== Given data

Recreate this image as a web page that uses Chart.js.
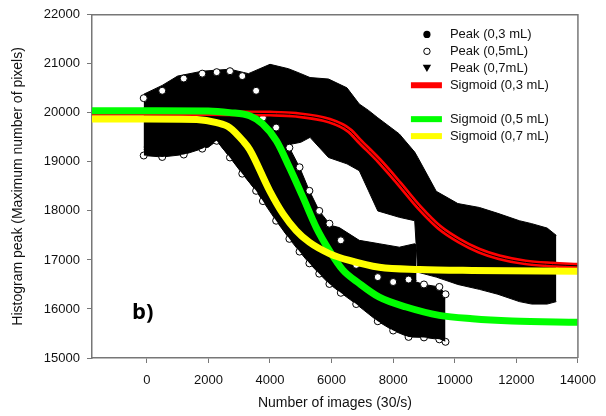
<!DOCTYPE html>
<html>
<head>
<meta charset="utf-8">
<title>Histogram peak</title>
<script src="https://cdn.jsdelivr.net/npm/chart.js@4.4.1/dist/chart.umd.min.js"></script>
<style>
  html, body { margin: 0; padding: 0; background: #fff; }
</style>
</head>
<body>
<canvas id="myChart" width="606" height="416"></canvas>
<script>
// axes
const xMin = -1780, xMax = 14000;
const yMin = 15000, yMax = 22000;
const xTicks = [0, 2000, 4000, 6000, 8000, 10000, 12000, 14000];
const yTicks = [15000, 16000, 17000, 18000, 19000, 20000, 21000, 22000];

// Peak (0,3 mL): upper / lower edge of the point cloud
const peak03X      = [-100, 500, 1000, 1800, 2700, 3300, 4000, 4600, 5000, 5300, 5900, 6500, 6900, 7200, 7500, 8200, 8700, 8800, 9400, 10100, 10800, 11400, 12100, 12500, 13000, 13300];
const peak03Top    = [20380, 20560, 20750, 20850, 20890, 20800, 20990, 20900, 20800, 20720, 20690, 20510, 20180, 20050, 19900, 19570, 19200, 19090, 18400, 18150, 18070, 17950, 17800, 17740, 17650, 17500];
const peak03Bottom = [19300, 19200, 19250, 19350, 19450, 19500, 19500, 19350, 19400, 19500, 19090, 18960, 18820, 18410, 18000, 17870, 17800, 16750, 16650, 16500, 16400, 16300, 16150, 16100, 16100, 16150];

// Peak (0,5mL)
const peak05X      = [-100, 500, 1200, 1800, 2270, 2700, 3100, 3550, 3770, 4200, 4630, 4960, 5280, 5600, 5930, 6300, 6800, 7500, 8000, 8500, 9000, 9500, 9700];
const peak05Top    = [20300, 20450, 20700, 20800, 20830, 20850, 20750, 20450, 19900, 19700, 19290, 18890, 18410, 18000, 17740, 17400, 16900, 16650, 16550, 16600, 16500, 16450, 16300];
const peak05Bottom = [19130, 19100, 19150, 19270, 19430, 19090, 18760, 18410, 18200, 17800, 17430, 17170, 16930, 16720, 16510, 16330, 16100, 15750, 15560, 15430, 15420, 15380, 15330];

// Peak (0,7mL)
const peak07X      = [-100, 1000, 2000, 2270, 2700, 3100, 3500, 4000, 4500, 5000, 5500, 6000, 6250, 6900, 7550, 8200, 8700, 8760];
const peak07Top    = [20100, 20150, 20200, 20150, 20050, 19950, 19700, 19200, 18600, 18000, 17800, 17700, 17660, 17400, 17330, 17260, 17330, 17300];
const peak07Bottom = [19250, 19200, 19300, 19430, 19100, 18780, 18450, 18050, 17550, 17200, 16900, 16700, 16620, 16560, 16550, 16500, 16550, 16580];

// fitted sigmoids
const sig03X = [-1780, 0, 2000, 4000, 4850, 5930, 6580, 6900, 7550, 8200, 8850, 9500, 10140, 10790, 11440, 12300, 13170, 14000];
const sig03Y = [20000, 20000, 19995, 19985, 19960, 19840, 19640, 19430, 19020, 18555, 18070, 17665, 17395, 17190, 17055, 16950, 16905, 16880];
const sig05X = [-1780, 0, 2000, 2690, 3340, 3760, 4210, 4630, 5070, 5500, 5930, 6360, 6900, 7550, 8420, 9500, 10570, 11860, 14000];
const sig05Y = [20045, 20045, 20040, 20005, 19940, 19775, 19430, 18890, 18280, 17665, 17190, 16800, 16520, 16240, 16040, 15870, 15800, 15755, 15730];
const sig07X = [-1780, 0, 1620, 2270, 2690, 3120, 3340, 3990, 4420, 4850, 5280, 5930, 6580, 7550, 8850, 10570, 14000];
const sig07Y = [19875, 19875, 19865, 19800, 19700, 19430, 19250, 18410, 17945, 17600, 17360, 17130, 16990, 16850, 16805, 16785, 16770];

const pts = (xs, ys) => xs.map((x, i) => ({ x: x, y: ys[i] }));

const fontName = '"Liberation Sans", Arial, sans-serif';
const red = '#ff0000', green = '#00ff00', yellow = '#ffff00';

// a point cloud is drawn as the black band between its two edges
const cloud = (data, fill, order, dotRadius) => ({
    data: data,
    fill: fill,
    backgroundColor: '#000',
    borderColor: '#000',
    borderWidth: 1,
    pointRadius: dotRadius,
    pointBackgroundColor: '#fff',
    pointBorderColor: '#000',
    pointBorderWidth: 1,
    order: order
});

const curve = (data, color, width, order) => ({
    data: data,
    fill: false,
    borderColor: color,
    borderWidth: width,
    pointRadius: 0,
    cubicInterpolationMode: 'monotone',
    order: order
});

const legendRows = [
    { text: 'Peak (0,3 mL)', kind: 'dot' },
    { text: 'Peak (0,5mL)', kind: 'ring' },
    { text: 'Peak (0,7mL)', kind: 'tri' },
    { text: 'Sigmoid (0,3 mL)', kind: 'line', color: red },
    null,
    { text: 'Sigmoid (0,5 mL)', kind: 'line', color: green },
    { text: 'Sigmoid (0,7 mL)', kind: 'line', color: yellow }
];

// box, legend and panel letter
const extras = {
    id: 'extras',
    afterDraw(chart) {
        const ctx = chart.ctx;
        const a = chart.chartArea;
        ctx.save();
        ctx.strokeStyle = '#777';
        ctx.lineWidth = 1.5;
        ctx.beginPath();
        ctx.moveTo(a.left, a.top);
        ctx.lineTo(a.right, a.top);
        ctx.lineTo(a.right, a.bottom);
        ctx.stroke();

        const mx = a.right - 151, tx = a.right - 128;
        let y = a.top + 19.6;
        ctx.font = '13px ' + fontName;
        ctx.textBaseline = 'middle';
        ctx.textAlign = 'left';
        legendRows.forEach(row => {
            if (row) {
                ctx.fillStyle = '#000';
                ctx.strokeStyle = '#000';
                ctx.lineWidth = 1;
                if (row.kind === 'dot') {
                    ctx.beginPath(); ctx.arc(mx, y, 3.6, 0, Math.PI * 2); ctx.fill();
                } else if (row.kind === 'ring') {
                    ctx.beginPath(); ctx.arc(mx, y, 3.2, 0, Math.PI * 2);
                    ctx.fillStyle = '#fff'; ctx.fill(); ctx.stroke();
                } else if (row.kind === 'tri') {
                    ctx.beginPath();
                    ctx.moveTo(mx - 4.2, y - 3.5); ctx.lineTo(mx + 4.2, y - 3.5); ctx.lineTo(mx, y + 3.8);
                    ctx.closePath(); ctx.fill();
                } else {
                    ctx.fillStyle = row.color;
                    ctx.fillRect(mx - 16, y - 3, 31, 6);
                }
                ctx.fillStyle = '#111';
                ctx.fillText(row.text, tx, y + 0.5);
            }
            y += 16.95;
        });

        ctx.fillStyle = '#000';
        ctx.font = 'bold 22px "Open Sans", sans-serif';
        ctx.textBaseline = 'alphabetic';
        ctx.fillText('b)', a.left + 40, a.bottom - 39);
        ctx.restore();
    }
};

const ctx = document.getElementById('myChart').getContext('2d');
new Chart(ctx, {
    type: 'line',
    data: {
        datasets: [
            cloud(pts(peak03X, peak03Top), '+1', 7, 0),
            cloud(pts(peak03X, peak03Bottom), false, 7, 0),
            cloud(pts(peak07X, peak07Top), '+1', 6, 0),
            cloud(pts(peak07X, peak07Bottom), false, 6, 0),
            cloud(pts(peak05X, peak05Top), '+1', 5, 3.5),
            cloud(pts(peak05X, peak05Bottom), false, 5, 3.5),
            curve(pts(sig03X, sig03Y), red, 6, 4),
            curve(pts(sig03X, sig03Y), '#000', 1, 3),
            curve(pts(sig05X, sig05Y), green, 7, 2),
            curve(pts(sig07X, sig07Y), yellow, 7, 1)
        ]
    },
    options: {
        responsive: false,
        animation: false,
        layout: { padding: { left: 10, right: 27, top: 14, bottom: 0 } },
        plugins: { legend: { display: false }, tooltip: { enabled: false } },
        elements: { line: { tension: 0 } },
        scales: {
            x: {
                type: 'linear',
                min: xMin,
                max: xMax,
                afterBuildTicks: s => { s.ticks = xTicks.map(v => ({ value: v })); },
                afterFit: s => { s.height = 58; },
                grid: { drawOnChartArea: false, tickLength: 5, color: '#777' },
                border: { color: '#777', width: 1.5 },
                ticks: { padding: 10, color: '#111', font: { family: fontName, size: 13 }, maxRotation: 0, callback: v => String(v) },
                title: { display: true, text: 'Number of images (30/s)', color: '#111', font: { family: fontName, size: 14 }, padding: { top: 0, bottom: 4 } }
            },
            y: {
                type: 'linear',
                min: yMin,
                max: yMax,
                afterBuildTicks: s => { s.ticks = yTicks.map(v => ({ value: v })); },
                afterFit: s => { s.width = 82; },
                grid: { drawOnChartArea: false, tickLength: 5, color: '#777' },
                border: { color: '#777', width: 1.5 },
                ticks: { padding: 7, color: '#111', font: { family: fontName, size: 13 }, callback: v => String(v) },
                title: { display: true, text: 'Histogram peak (Maximum number of pixels)', color: '#111', font: { family: fontName, size: 14 }, padding: { top: 0, bottom: 0 } }
            }
        }
    },
    plugins: [extras]
});
</script>
</body>
</html>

====

From the opening line of the listing above through the line bearing "20000, 21000, 22000];", repeat each line exactly. Drop every picture.

Answer for this exercise >>
Recreate this image as a web page that uses Chart.js.
<!DOCTYPE html>
<html>
<head>
<meta charset="utf-8">
<title>Histogram peak</title>
<script src="https://cdn.jsdelivr.net/npm/chart.js@4.4.1/dist/chart.umd.min.js"></script>
<style>
  html, body { margin: 0; padding: 0; background: #fff; }
</style>
</head>
<body>
<canvas id="myChart" width="606" height="416"></canvas>
<script>
// axes
const xMin = -1780, xMax = 14000;
const yMin = 15000, yMax = 22000;
const xTicks = [0, 2000, 4000, 6000, 8000, 10000, 12000, 14000];
const yTicks = [15000, 16000, 17000, 18000, 19000, 20000, 21000, 22000];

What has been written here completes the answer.